Monday, August 4, 2008

Come Thou Fount

It has always amazed me, that in a day and age where song writers struggle to write songs with applicable meaning, that many hymn writers of old already succeeded in this feat centuries before today's artists! Take the hymn "Come Thou Fount of Every Blessing." I am amazed at the theological richness found within the hymn that is easy to overlook when singing it.

First Stanza:
Come, Thou Fount of every blessing,
Tune my heart to sing Thy grace;
Streams of mercy, never ceasing,
Call for songs of loudest praise.
Teach me some melodious sonnet,
Sung by flaming tongues above.
Praise the mount! I’m fixed upon it,
Mount of Thy redeeming love

The author, Robert Robinson, recognizes that it is God who must tune our hearts to sing of the grace of God in songs of loudest praise. The Lord must teach us this "melodious sonnet" of His redeeming love. Our salvation is not something we earn or achieve through our own merit. The hymn writer writes that God tunes and teaches us to sing of the love of His redemption for us.

Second Stanza:
Here I raise my Ebenezer;
Hither by Thy help I'm come;
And I hope, by Thy good pleasure,
Safely to arrive at home.
Jesus sought me when a stranger,
Wandering from the fold of God;
He, to rescue me from danger,
Interposed His precious blood.

Ebenezer is an Old Testament reference to "God who has helped us." Certainly the Lord has come to our rescue from sin bringing us home to fellowship with Him.
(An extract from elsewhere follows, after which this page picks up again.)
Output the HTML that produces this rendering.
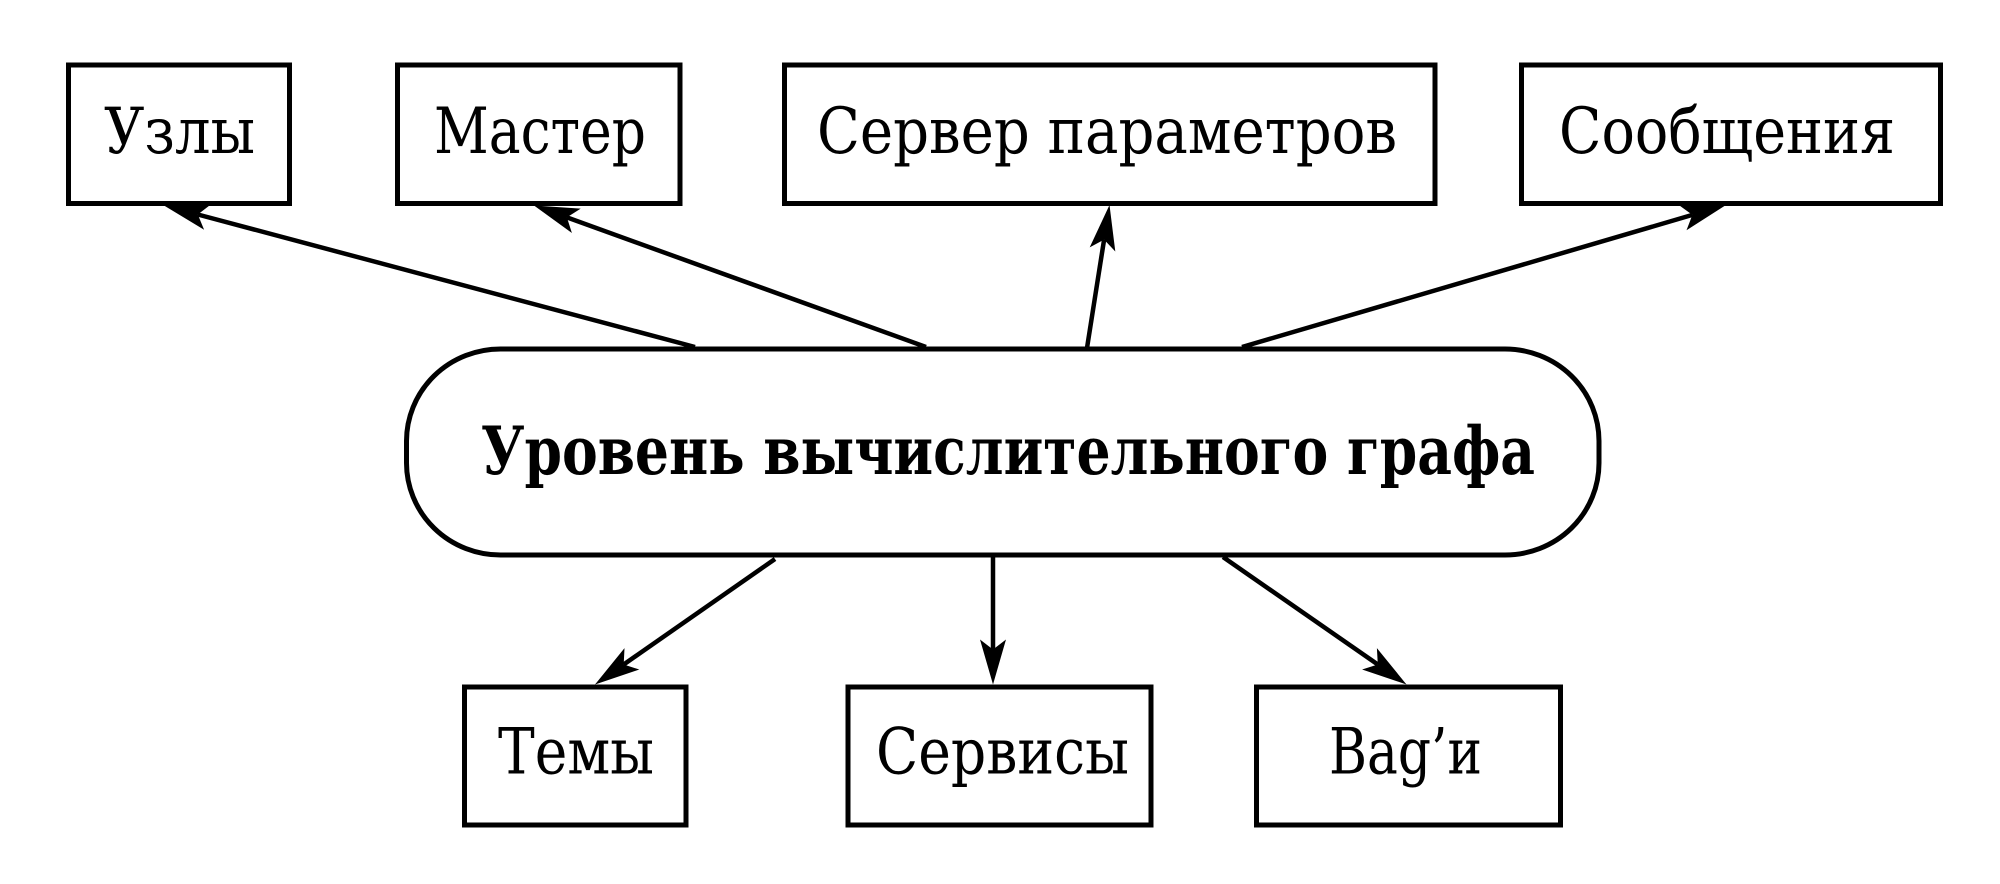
<!DOCTYPE html>
<html>
<head>
<meta charset="utf-8">
<style>
  html, body { margin: 0; padding: 0; background: #ffffff; }
  svg { display: block; }
  .t { font-family: "DejaVu Serif", "Liberation Serif", serif; font-size: 64px; fill: #000; }
  .b { font-family: "DejaVu Serif", "Liberation Serif", serif; font-size: 66px; font-weight: bold; fill: #000; }
</style>
</head>
<body>
<svg width="2000" height="884" viewBox="0 0 2000 884" xmlns="http://www.w3.org/2000/svg">
  <rect x="0" y="0" width="2000" height="884" fill="#ffffff"/>

  <!-- Top boxes -->
  <g fill="#ffffff" stroke="#000" stroke-width="5">
    <rect x="68.5" y="65" width="221" height="138.5"/>
    <rect x="397.5" y="65" width="282.5" height="138.5"/>
    <rect x="784.5" y="65" width="650.5" height="138.5"/>
    <rect x="1521.5" y="65" width="419" height="138.5"/>
  </g>

  <!-- Bottom boxes -->
  <g fill="#ffffff" stroke="#000" stroke-width="5">
    <rect x="464.5" y="687" width="221.5" height="138"/>
    <rect x="848" y="687" width="303" height="138"/>
    <rect x="1256.5" y="687" width="304" height="138"/>
  </g>

  <!-- Central pill -->
  <rect x="406.5" y="349" width="1192.5" height="206" rx="94" ry="92" fill="#ffffff" stroke="#000" stroke-width="5"/>

  <!-- Connector lines -->
  <g stroke="#000" stroke-width="4.5" fill="none">
    <line x1="695" y1="347" x2="197.8" y2="214.5"/>
    <line x1="926" y1="347" x2="566.9" y2="217.4"/>
    <line x1="1087" y1="348" x2="1104.1" y2="239.6"/>
    <line x1="1242" y1="347" x2="1692.4" y2="214.9"/>
    <line x1="775" y1="559" x2="623.7" y2="664.5"/>
    <line x1="993" y1="557" x2="993" y2="649.5"/>
    <line x1="1223" y1="557" x2="1377.8" y2="664.5"/>
  </g>

  <!-- Arrowheads -->
  <g fill="#000" stroke="none">
    <polygon points="164,205.5 210.8,204.5 197.8,214.5 204.1,229.7"/>
    <polygon points="534,205.5 580.7,208.6 566.9,217.4 571.9,233.0"/>
    <polygon points="1109.5,205 1115.3,251.5 1104.1,239.6 1089.7,247.4"/>
    <polygon points="1726,205 1686.5,230.2 1692.4,214.9 1679.1,205.2"/>
    <polygon points="595,684.5 624.5,648.1 623.7,664.5 639.3,669.5"/>
    <polygon points="993,684.5 980,639.5 993,649.5 1006,639.5"/>
    <polygon points="1406.5,684.5 1362.1,669.5 1377.8,664.5 1376.9,648.1"/>
  </g>

  <!-- Labels -->
  <text class="t" x="104" y="153" textLength="151" lengthAdjust="spacingAndGlyphs">Узлы</text>
  <text class="t" x="434" y="153" textLength="212" lengthAdjust="spacingAndGlyphs">Мастер</text>
  <text class="t" x="817" y="153" textLength="580" lengthAdjust="spacingAndGlyphs">Сервер параметров</text>
  <text class="t" x="1559" y="153" textLength="336" lengthAdjust="spacingAndGlyphs">Сообщения</text>

  <text class="b" x="481" y="474" textLength="1054" lengthAdjust="spacingAndGlyphs">Уровень вычислительного графа</text>

  <text class="t" x="498" y="773.5" textLength="156" lengthAdjust="spacingAndGlyphs">Темы</text>
  <text class="t" x="876" y="773.5" textLength="253" lengthAdjust="spacingAndGlyphs">Сервисы</text>
  <text class="t" x="1329" y="773.5" textLength="153" lengthAdjust="spacingAndGlyphs">Bag’и</text>
</svg>
</body>
</html>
Once again the author notes how Jesus sought us when we were strangers wandering from God. "Interposed" is a key word referencing the substitutionary sacrifice of Jesus Christ on the cross taking our sins as His own. There was nothing we could do that deserved this sacrifice. Left to our own devices, we had wandered away! Christ did not only die for us, He also came sought to rescue us. What an amazing Savior we have!

Stanza Three:
O to grace how great a debtor
Daily I'm constrained to be!
Let that grace now like a fetter,
Bind my wandering heart to Thee.
Prone to wander, Lord, I feel it,
Prone to leave the God I love;
Here's my heart, O take and seal it,
Seal it for Thy courts above

I think that might be my favorite stanza. When we think of the concept of being a "debtor" to something, a negative connotation immediately comes to mind. We do not want to be in debt. Sin is a debt. It is a debt that continues to grow larger and larger to the point where we would never be able to pay it off. Imagine a debt like that in your personal life. A debt that grows by the millions per year while you only made a tiny fraction of that amount. Even if you paid some of it off, the debt would only grow larger. But Christ is our sacrifice. He paid that debt for you and me. And now we are debtors but no longer to sin, but to His grace. And as we live day by day in the process of sanctification, our debt to grace increases and increases. But this is not a bad thing as the author notes for he wishes to be "constrained" with a fetter to the Lord.
The author recognizes the tendency in man to wander. But through the grace of God we can constrained and bound to Jesus Christ forever. What a wonderful promise that our Father gives to us.

Truly this treasured hymn of the church has much to teach us when we stop for a moment to meditate on its words.